Saw these two episodes back to back.
The Curse of the Black Spot was a nice nod/homage to pirate movies, and then moved into a typically Doctor Who Sort Of Scientific Timey-Wimey Wibbly-Wobbly explanation for what appeared to be a completely mystical event: a becalmed ship finds itself beset by some sort of mysterious and terrifying force which takes anyone who becomes injured or sick, howsoever minimally (a single scratch is enough to manifest the Black Spot). The force manifests as a beautiful singing woman who effectively hypnotizes those she has chosen, and when they come to her, a single touch of hers is enough to make them apparently disintegrate.
The Doctor, Amy, and Rory show up in the midst of this, and after the predictable initial panicked encounter the Doctor's usual charismatic force of personality starts driving the action. One nice touch in this is that the Doctor makes a number of very reasonable, and insightful deductions about what's going on... and they turn out to be wrong, but his original deductions still made perfect sense until he got better information. There's also a nicely-designed subplot with the Captain's son having stowed away on board, thinking his father was a Naval officer (which he HAD been). Eventually it turns out that there is a parallel-universe intersection -- a spaceship from one universe that hit a rift that happened to intersect with the vessel in ours. Earthly bacteria killed the crew of the spaceship, but it had an extremely intelligent, if limited, AI medical officer which, as its purpose was to find and care for sick people, figured out how to start getting sick people from OUR side and rescuing them. Her idea of "rescue" of course was to pop them into stasis life support and keep them alive -- and unconscious -- indefinitely.

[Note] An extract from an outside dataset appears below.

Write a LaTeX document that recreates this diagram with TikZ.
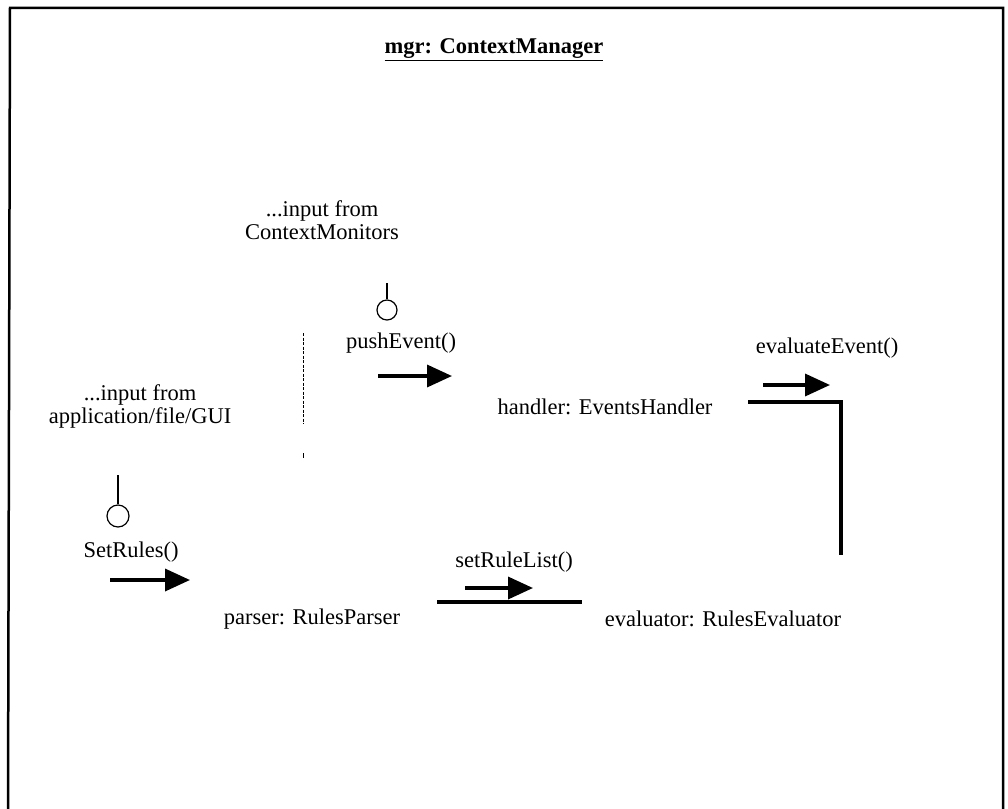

And here is where the episode suddenly dropped the ball. It was an amusing tale, and there was obviously some work to be done to really contact the Medical Siren, to explain to her what was going on, to get the pirate crew restored and have them take over as crew of the starship -- a fresh start in a new universe, etc., etc. Instead, we literally jump from giving Rory CPR (he was rescued while drowning, and as the Medical AI didn't really know what needed to be done to reverse the condition he was basically in stasis) to everyone going their separate ways, happy, and no real sign of what happened to Medical Siren.
The Doctor's Wife starts with a prologue in which two odd looking people, and one Ood, are preparing a young woman for some sort of ritual which is supposed to make her "a Timelord'. Next, the Doctor gets a message from a Timelord -- the Timelord equivalent of E-mail, and hope that there may actually be living Timelords out there -- in a rift between the universes, roughly at the point between N-space and E-space. The TARDIS arrives, but suddenly shuts down; The Doctor figures it's just exhausted its energy and will recharge from the rift energy in between spaces.
But of course it's not nearly that simple; the matrix of the TARDIS, the part that interfaces between the Vortex and the TARDIS controls, has been yanked out by a interdimensional being which, because the other people we meet live in/on it, calls itself "House". House EATS TARDISes, as they're concentrated controlled timespace energy. But he can't consume them with the Matrix in place -- it'll fight back, basically, and TARDISes are very, very good at that. House traps Rory and Amy inside the now non-controllable TARDIS shell, and literally plays with them, toying with their minds and perceptions for its own amusement, while consuming the energy of the TARDIS in preparation for transfer to our home universe -- since it has now learned that there are no more TARDISes coming, it has to move somewhere that there's more energy to consume. Meanwhile, the Doctor and the girl Idris -- who has been implanted with the TARDIS matrix -- desperately search for a way to rejoin Amy and Rory and put the TARDIS matrix, now personified, back where it belongs before House consumes all that's left.
The Doctor's Wife, of course, is the TARDIS itself, and the dialogue between them works well; it's clear that her personality is much like that of her owner... or of her pet, or her lover, depending on exactly how you interpret things. It's possible that River Song is in fact the TARDIS Matrix some distant number of years on, having created/found a body again -- some of the interaction is very similar.
However, just as we reach the climax of tension -- BANG ! resolution and no more time for interaction, thanks very much, bye bye "Sexy" TARDIS, all back to normal.
Both of these episodes had good potential. Both of them are severely flawed by the curtailed timeslot, and OBVIOUSLY so. It's as though they were filming along and someone reminded them "Hey, you only have six minutes left in the ep", and they just cut everything short there to have a quick resolution.
I really cannot imagine WHY they're doing this. The old Who would have five, six, even up to TWELVE part serials. Even taking into account the fact that the Old Who eps were shorter, that's still at least two to three of the current ones. If you have a story that needs more time, TAKE THE TIME. What earthly (or unearthly) reason is there to chop it off and lessen the story just to fit it in one? If you need four episodes to tell the story, fine, then it's The Doctor's Wife, Part One, Part Two, Part Three, Part Four. I see no reason NOT to do this, and every reason they SHOULD. These two episodes I judge as "okay" Who eps, even "pretty good" but they could have been very good to great stories if they'd just been given another hour each.